# Advice



## caroline74 (May 9, 2012)

We have one beautiful girl thro 2nd ivf 2 yrs ago, after failed mc in 2011. Been trying since 2010. We are very lucky I know. My Amh<0.5 in 2011. Had 3 cycles ivf this year. Icsi in May. Got Preg but mc at 10 wks. Last cycle in oct failed. Only 1 egg but didn't survive. Clinic recommending donor eggs. They said no point trying gonal 450, even tho NICE recommend it. Previously on gonal 300. Feel we should try at least one with 450 before donor eggs? On other hand, feel greedy/guilty wanting another baby. Perhaps we should settle and be thankful.
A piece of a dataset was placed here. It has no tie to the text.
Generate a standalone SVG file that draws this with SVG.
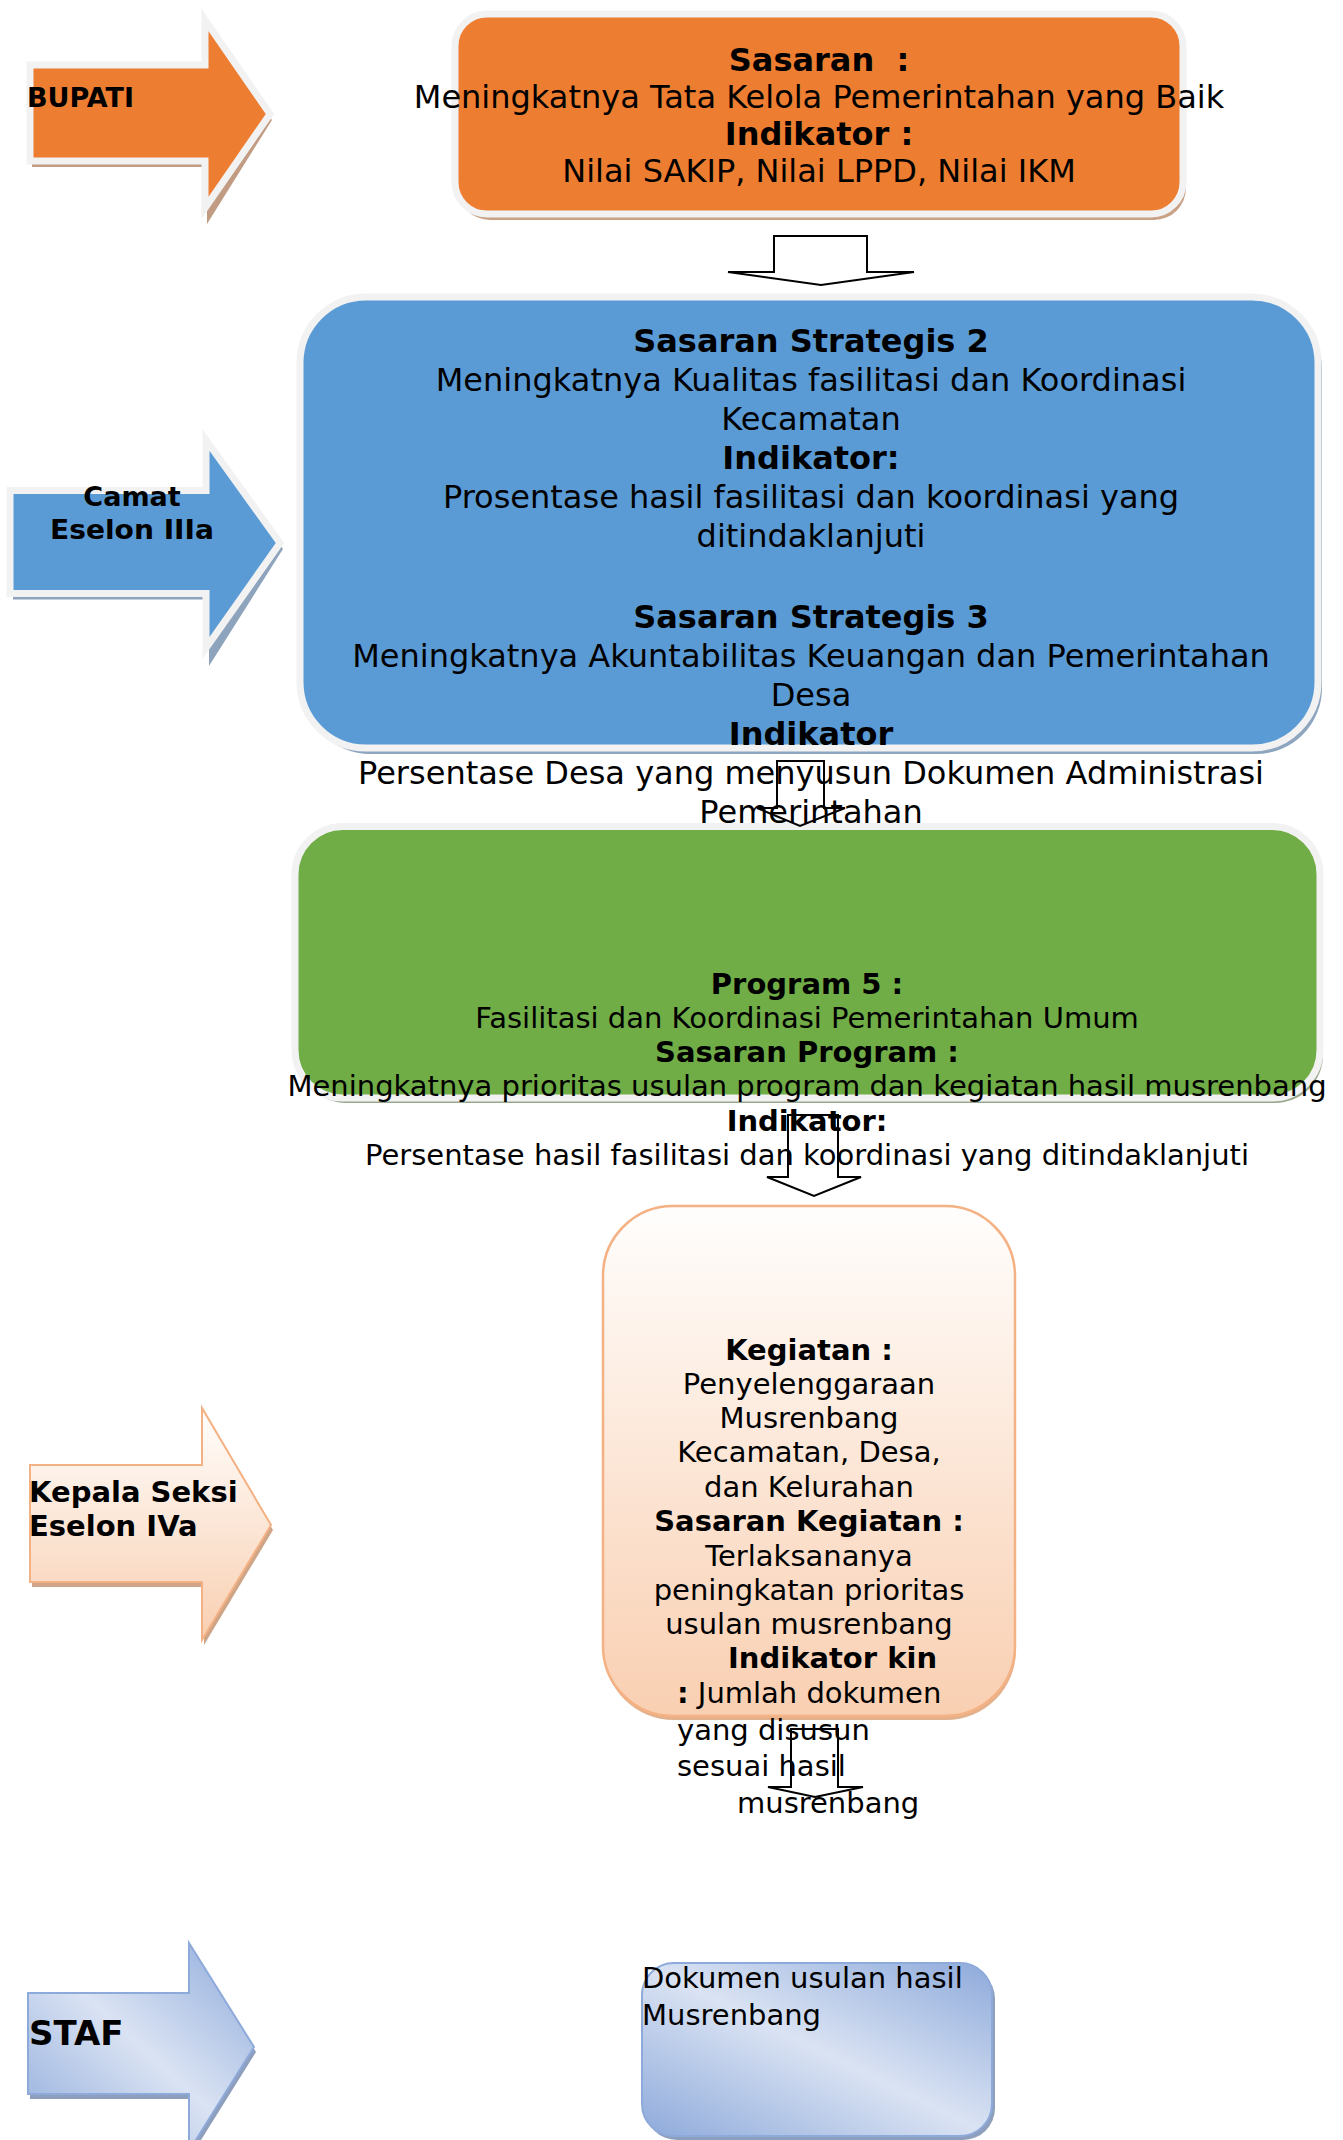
<svg xmlns="http://www.w3.org/2000/svg" width="1343" height="2140" viewBox="0 0 1343 2140">
<defs>
<linearGradient id="peach" x1="0" y1="0" x2="0" y2="1">
<stop offset="0" stop-color="#fffefd"/>
<stop offset="1" stop-color="#f9cfb1"/>
</linearGradient>
<linearGradient id="blueDiag" x1="1" y1="0" x2="0" y2="1">
<stop offset="0" stop-color="#8eaadb"/>
<stop offset="0.5" stop-color="#dae3f3"/>
<stop offset="1" stop-color="#8eaadb"/>
</linearGradient>
<style>
text{font-family:"DejaVu Sans","Liberation Sans",sans-serif;fill:#000}
.c{text-anchor:middle}
.b{font-weight:bold}
.f32{font-size:32px}
.f29{font-size:29px}
.f27{font-size:27px}
.wb{stroke:#f2f2f2;stroke-width:7;stroke-linejoin:miter;stroke-miterlimit:10}
.conn{fill:none;stroke:#000;stroke-width:2;stroke-linejoin:miter}
</style>
</defs>
<rect width="1343" height="2140" fill="#fff"/>

<g id="bupati">
<polygon points="30,65 205,65 205,20 270,114 205,218 205,161 30,161" transform="translate(2,6)" fill="#c29c82"/>
<polygon class="wb" points="30,65 205,65 205,20 270,114 205,208 205,161 30,161" fill="#ed7d31"/>
<text class="b f27" x="27" y="107">BUPATI</text>
</g>

<g id="sasaran">
<rect x="455" y="14" width="728" height="200" rx="32" transform="translate(3,6)" fill="#c9a286"/>
<rect class="wb" x="455" y="14" width="728" height="200" rx="32" fill="#ed7d31"/>
<text class="c f32" x="819" y="71"><tspan class="b">Sasaran&#160; :</tspan></text>
<text class="c f32" x="819" y="108">Meningkatnya Tata Kelola Pemerintahan yang Baik</text>
<text class="c f32 b" x="819" y="145">Indikator :</text>
<text class="c f32" x="819" y="182">Nilai SAKIP, Nilai LPPD, Nilai IKM</text>
</g>

<g id="camat">
<polygon points="10,490.5 206,490.5 206,440 280,543 206,660 206,593.5 10,593.5" transform="translate(3,6)" fill="#8da4bc"/>
<polygon class="wb" points="10,490.5 206,490.5 206,440 280,543 206,648 206,593.5 10,593.5" fill="#5b9bd5"/>
<text class="c b f27" x="132" y="506">Camat</text>
<text class="c b f27" x="132" y="539" textLength="164" lengthAdjust="spacingAndGlyphs">Eselon IIIa</text>
</g>

<g id="strategis">
<rect x="300" y="297" width="1018" height="451" rx="66" transform="translate(4,6)" fill="#8ea5bf"/>
<rect class="wb" x="300" y="297" width="1018" height="451" rx="66" fill="#5b9bd5"/>
<text class="c b f32" x="811" y="352">Sasaran Strategis 2</text>
<text class="c f32" x="811" y="391">Meningkatnya Kualitas fasilitasi dan Koordinasi</text>
<text class="c f32" x="811" y="430">Kecamatan</text>
<text class="c b f32" x="811" y="469">Indikator:</text>
<text class="c f32" x="811" y="508">Prosentase hasil fasilitasi dan koordinasi yang</text>
<text class="c f32" x="811" y="547">ditindaklanjuti</text>
<text class="c b f32" x="811" y="628">Sasaran Strategis 3</text>
<text class="c f32" x="811" y="667">Meningkatnya Akuntabilitas Keuangan dan Pemerintahan</text>
<text class="c f32" x="811" y="706">Desa</text>
<text class="c b f32" x="811" y="745">Indikator</text>
<text class="c f32" x="811" y="784">Persentase Desa yang menyusun Dokumen Administrasi</text>
<text class="c f32" x="811" y="823">Pemerintahan</text>
</g>

<g id="program">
<rect x="295" y="826.5" width="1025" height="271.5" rx="48" transform="translate(3,5)" fill="#98a88d"/>
<rect class="wb" x="295" y="826.5" width="1025" height="271.5" rx="48" fill="#70ad47"/>
<text class="c b f29" x="807" y="994">Program 5 :</text>
<text class="c f29" x="807" y="1028">Fasilitasi dan Koordinasi Pemerintahan Umum</text>
<text class="c b f29" x="807" y="1062">Sasaran Program :</text>
<text class="c f29" x="807" y="1096">Meningkatnya prioritas usulan program dan kegiatan hasil musrenbang</text>
<text class="c b f29" x="807" y="1131">Indikator:</text>
<text class="c f29" x="807" y="1165">Persentase hasil fasilitasi dan koordinasi yang ditindaklanjuti</text>
</g>

<g id="kepala">
<polygon points="30,1465 202,1465 202,1408 271,1525 202,1640 202,1582 30,1582" transform="translate(2,5)" fill="#cfa587"/>
<polygon points="30,1465 202,1465 202,1408 271,1525 202,1640 202,1582 30,1582" fill="url(#peach)" stroke="#f4b183" stroke-width="2"/>
<text class="b f29" x="29" y="1502">Kepala Seksi</text>
<text class="b f29" x="29" y="1536">Eselon IVa</text>
</g>

<g id="kegiatan">
<rect x="603" y="1206" width="412" height="510" rx="70" transform="translate(1,4)" fill="#e2b18c"/>
<rect x="603" y="1206" width="412" height="510" rx="70" fill="url(#peach)" stroke="#f4b183" stroke-width="2.5"/>
<text class="c b f29" x="809" y="1360">Kegiatan :</text>
<text class="c f29" x="809" y="1394">Penyelenggaraan</text>
<text class="c f29" x="809" y="1428">Musrenbang</text>
<text class="c f29" x="809" y="1462">Kecamatan, Desa,</text>
<text class="c f29" x="809" y="1497">dan Kelurahan</text>
<text class="c b f29" x="809" y="1531">Sasaran Kegiatan :</text>
<text class="c f29" x="809" y="1566">Terlaksananya</text>
<text class="c f29" x="809" y="1600">peningkatan prioritas</text>
<text class="c f29" x="809" y="1634">usulan musrenbang</text>
<text class="b f29" x="728" y="1668">Indikator kin</text>
<text class="f29" x="677" y="1703"><tspan class="b">:</tspan> Jumlah dokumen</text>
<text class="f29" x="677" y="1740">yang disusun</text>
<text class="f29" x="677" y="1776">sesuai hasil</text>
<text class="f29" x="737" y="1813">musrenbang</text>
</g>

<g id="staf">
<polygon points="28,1993 189,1993 189,1943 254,2047 189,2151 189,2094 28,2094" transform="translate(2,5)" fill="#8e9fbe"/>
<polygon points="28,1993 189,1993 189,1943 254,2047 189,2151 189,2094 28,2094" fill="url(#blueDiag)" stroke="#8eaadb" stroke-width="2"/>
<text class="b" x="29" y="2045" font-size="34">STAF</text>
</g>

<g id="dokumen">
<rect x="642" y="1963" width="350" height="173" rx="32" transform="translate(3,4)" fill="#8e9fbe"/>
<rect x="642" y="1963" width="350" height="173" rx="32" fill="url(#blueDiag)" stroke="#8eaadb" stroke-width="2"/>
<text class="f29" x="642" y="1988">Dokumen usulan hasil</text>
<text class="f29" x="642" y="2025">Musrenbang</text>
</g>

<g id="connectors">
<polygon class="conn" points="774,272 774,236 867,236 867,272 914,272 821,285 728,272"/>
<polygon class="conn" points="777,808 777,761 824,761 824,808 845,808 800,826 757,808" stroke-width="1.6"/>
<polygon class="conn" points="788,1177 788,1115 838,1115 838,1177 861,1177 814,1196 767,1177" stroke-width="1.6"/>
<polygon class="conn" points="791,1787 791,1729 838,1729 838,1787 863,1787 815,1797 768,1787" stroke-width="1.6"/>
</g>
</svg>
I've just turned 40.....


----------



## Anjelissa (Jan 11, 2007)

Hi Caroline,

I don't have specific advice regarding treatment regime but I just wanted to say you are absolutely NOT greedy for wanting another baby and there is no reason to feel guilty for wanting what (for most) is presumed a given and a natural state of affairs  
Yes, feel thankful as you say, and blessed to have your beautiful little girl, but you should in no way feel there is anything wrong with the desire to expand your family 

I just want to add a link to another board that may be of use for you. There are quite a few posts there from ladies feeling the same way you do with regards to their struggles for a second child and the views and opinions there may be of comfort to you 

 http://www.fertilityfriends.co.uk/forum/index.php?board=153.0

I wish you all the best and lots of luck 

Angie x


----------